Emily Piccirillo


For these pieces, I tie canvas panels into steel grids and paint both sides of the panels – sky imagery on the front and color fields on the reverse. Photographs are not involved. Sometimes the cords extend beyond the confines, breaking boundaries between the real and represented. Other times they appear to vanish, the panels floating against the wall as the clouds drift across them. The cord emphasizes formal and physical tension, literally tying together the fabricated and natural worlds, and sometimes merging with tree branches that add gesture. These works stand off the wall, ambient tone reflecting back and incorporating this other surface and the space between. Gaps and openings capture light, freeing color from form. The panels cast shadows, converging field with ground and enhancing the use of illusion. Multiple gradations occur at once and change with the surrounding light. The pieces take on transitive properties and hover between painting and sculpture. The grid is commonly associated with inhabited space and here I reinvent it as a ‘deconstruction’ material, pointing to how the elements are being stretched today in a very direct way. The enduring physicality of the steel contrasts with the transient nature of clouds.

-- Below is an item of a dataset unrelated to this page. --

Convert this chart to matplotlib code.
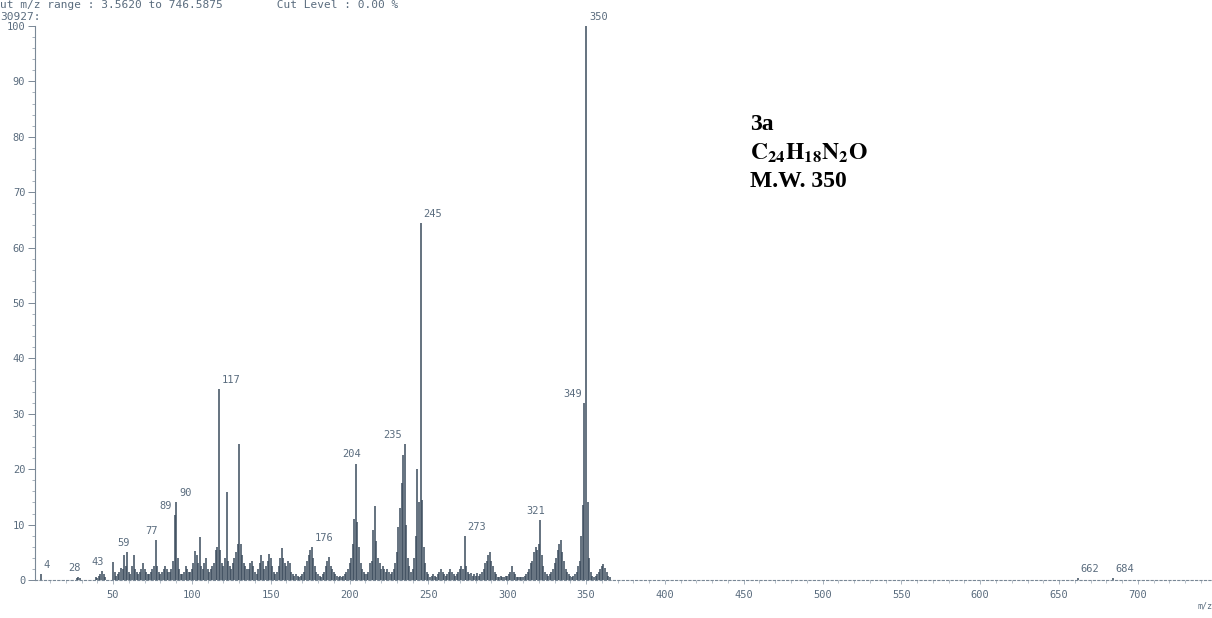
import numpy as np
import matplotlib
matplotlib.use('Agg')
import matplotlib.pyplot as plt
from matplotlib.ticker import MultipleLocator

# runs of consecutive nominal masses: first m/z of the run and the
# relative intensities (%)
run_start = [4, 27, 39, 50, 55, 66, 73, 80, 94, 111, 126, 136, 142, 153, 165,
             171, 181, 196, 211, 226, 240, 251, 267, 283, 294, 315, 326, 340,
             355, 662, 684]
run_int = [
    [1.0],
    [0.3, 0.6, 0.3],
    [0.5, 0.4, 0.8, 1.0, 1.6, 1.0, 0.6],
    [3.2, 1.5, 0.8, 1.0, 1.5],
    [2.2, 2.0, 4.5, 2.5, 5.0, 1.5, 1.0, 2.5, 4.5, 2.0, 1.5],
    [1.0, 1.5, 2.0, 3.0, 2.0, 1.5, 1.0],
    [1.0, 1.5, 2.0, 2.5, 7.2, 2.5, 1.5],
    [1.0, 1.5, 2.0, 2.5, 2.0, 1.5, 1.5, 2.0, 3.5, 11.7, 14.0, 4.0, 2.0, 1.0],
    [1.0, 1.5, 2.5, 2.0, 1.5, 1.5, 2.0, 3.0, 5.2, 4.5, 3.0, 7.7, 2.5, 2.0, 3.0, 4.0, 2.0],
    [1.5, 2.0, 2.5, 3.0, 5.5, 6.0, 34.5, 5.5, 3.0, 2.5, 4.0, 15.8, 3.5, 2.5, 2.0],
    [3.0, 4.0, 5.0, 6.5, 24.5, 6.5, 4.5, 3.0, 2.5, 2.0],
    [2.0, 3.0, 3.5, 2.5, 1.5, 1.0],
    [2.0, 3.0, 4.5, 3.5, 2.0, 2.5, 3.5, 4.7, 4.0, 2.5, 1.5],
    [1.0, 1.5, 2.5, 4.0, 5.8, 4.0, 3.0, 2.5, 3.5, 3.0, 1.5, 1.0],
    [0.8, 1.0, 0.8, 0.6, 0.8, 1.0],
    [1.5, 2.5, 3.5, 4.5, 5.5, 6.0, 4.0, 2.5, 1.5, 1.0],
    [0.8, 0.6, 1.0, 1.5, 2.5, 3.5, 4.2, 2.5, 2.0, 1.5, 1.0, 0.8, 0.6, 0.8, 0.6],
    [0.8, 1.0, 1.5, 2.0, 3.0, 4.0, 6.5, 11.0, 21.0, 10.5, 6.0, 3.0, 2.0, 1.5, 1.0],
    [1.0, 1.5, 3.0, 3.5, 9.0, 13.3, 7.0, 4.0, 3.0, 2.0, 2.5, 2.0, 1.5, 2.0, 1.5],
    [1.0, 1.5, 2.0, 3.0, 5.0, 9.5, 13.0, 17.5, 22.5, 24.5, 10.0, 4.0, 2.5, 1.5],
    [2.0, 4.0, 8.0, 20.0, 14.0, 64.5, 14.5, 6.0, 3.0, 1.5, 1.0],
    [0.6, 0.8, 1.0, 0.8, 0.6, 1.0, 1.5, 2.0, 1.5, 1.0, 0.8, 1.0, 1.5, 2.0, 1.5, 1.0],
    [0.8, 1.0, 1.5, 2.0, 2.5, 2.0, 8.0, 2.5, 1.5, 1.0, 1.2, 0.8, 1.0, 0.8, 1.2, 0.8],
    [1.0, 1.5, 2.0, 3.0, 3.5, 4.5, 5.0, 3.5, 2.5, 1.5, 1.0],
    [0.6, 0.5, 0.8, 0.6, 0.5, 0.7, 0.8, 1.0, 1.5, 2.5, 1.5, 1.0, 0.6, 0.5, 0.6,
     0.5, 0.6, 0.8, 1.0, 1.5, 2.0],
    [3.0, 3.5, 5.0, 6.0, 5.5, 6.5, 10.8, 4.5, 2.5, 1.5, 1.0],
    [0.8, 1.0, 1.5, 2.0, 3.0, 4.0, 5.5, 6.5, 7.3, 5.0, 3.5, 2.0, 1.5, 1.0],
    [0.8, 0.6, 0.8, 1.0, 1.5, 2.5, 3.5, 8.0, 13.5, 32.0, 100.0, 14.0, 4.0, 1.5, 0.8],
    [0.6, 0.8, 1.0, 1.5, 2.0, 2.5, 2.8, 2.2, 1.5, 0.8, 0.5],
    [0.4],
    [0.3],
]

# labelled peaks and which side the label sits on
label_mz = [4, 28, 43, 59, 77, 89, 90, 117, 176, 204, 235, 245, 273, 321, 349, 350, 662, 684]
label_side = ['r', 'c', 'c', 'c', 'c', 'l', 'r', 'r', 'r', 'c', 'l', 'r', 'r', 'c', 'l', 'r', 'r', 'r']

mz, inten = [], []
for start, vals in zip(run_start, run_int):
    for i, v in enumerate(vals):
        mz.append(start + i)
        inten.append(v)
mz = np.array(mz)
inten = np.array(inten)

ink = '#3b4b5c'
txt = '#5a6c7e'
mono = 'DejaVu Sans Mono'
fs = 7.5

fig = plt.figure(figsize=(12.12, 6.18), dpi=100, facecolor='white')
ax = fig.add_axes([35 / 1212, 38 / 618, 1 - 35 / 1212, 554 / 618])

ax.vlines(mz, 0, inten, color=ink, linewidth=1.1)

ax.set_xlim(0.5, 747)
ax.set_ylim(0, 100)

for s in ['top', 'right']:
    ax.spines[s].set_visible(False)
ax.spines['left'].set_color('#7a8896')
ax.spines['left'].set_linewidth(0.8)
ax.spines['bottom'].set_color('#7a8896')
ax.spines['bottom'].set_linewidth(0.8)
ax.spines['bottom'].set_linestyle((0, (2, 2)))

ax.yaxis.set_major_locator(MultipleLocator(10))
ax.yaxis.set_minor_locator(MultipleLocator(2))
ax.xaxis.set_minor_locator(MultipleLocator(10))
ax.set_xticks(np.arange(50, 747, 50))
ax.tick_params(axis='y', which='major', length=5, width=0.7, color='#7a8896',
               labelsize=fs, labelcolor=txt, pad=2)
ax.tick_params(axis='y', which='minor', length=2, width=0.6, color='#9aa6b2')
ax.tick_params(axis='x', which='major', length=3, width=0.6, color='#9aa6b2',
               labelsize=fs, labelcolor=txt, pad=4)
ax.tick_params(axis='x', which='minor', length=2, width=0.5, color='#9aa6b2')
for lab in ax.get_xticklabels() + ax.get_yticklabels():
    lab.set_family(mono)

# peak labels
peak_h = dict(zip(mz, inten))
for m, side in zip(label_mz, label_side):
    h = peak_h.get(m, 0.5)
    if side == 'r':
        ax.annotate(str(m), (m, h), xytext=(2, 3), textcoords='offset points',
                    ha='left', va='bottom', fontsize=fs, color=txt, family=mono)
    elif side == 'l':
        ax.annotate(str(m), (m, h), xytext=(-2, 3), textcoords='offset points',
                    ha='right', va='bottom', fontsize=fs, color=txt, family=mono)
    else:
        ax.annotate(str(m), (m, h), xytext=(-3, 3), textcoords='offset points',
                    ha='center', va='bottom', fontsize=fs, color=txt, family=mono)

# scan header and axis caption
fig.text(0.0, 1.0, 'ut m/z range : 3.5620 to 746.5875        Cut Level : 0.00 %',
         ha='left', va='top', fontsize=8, color=txt, family=mono)
fig.text(0.0, 0.981, '30927:', ha='left', va='top', fontsize=8, color=txt, family=mono)
fig.text(1197 / 1212, 0.012, 'm/z', ha='left', va='bottom', fontsize=6, color=txt, family=mono)

# compound annotation
plt.rcParams['mathtext.fontset'] = 'stix'
fig.text(750 / 1212, 1 - 124 / 618, '3a', fontsize=17, fontweight='bold',
         family='Liberation Serif', va='center', ha='left')
fig.text(750 / 1212, 1 - 153 / 618, r'$\mathbf{C_{24}H_{18}N_{2}O}$', fontsize=17,
         va='center', ha='left')
fig.text(750 / 1212, 1 - 182 / 618, 'M.W. 350', fontsize=17, fontweight='bold',
         family='Liberation Serif', va='center', ha='left')

fig.savefig('out.png', dpi=100, facecolor='white')
plt.close()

When I first began painting the sky, I realized that as our collective canvas it has huge universal importance and influence. We all connect with it on a daily basis and incorporate it into common language…a sunny disposition, a breezy attitude, a stormy relationship, head in the clouds, the sky’s the limit, being on cloud nine, things are looking up. Most spiritual orientations direct one’s gaze skyward for strength and solace. Likewise, beauty seems to have become a form of radical expression and I enjoy bringing more of it into our lives.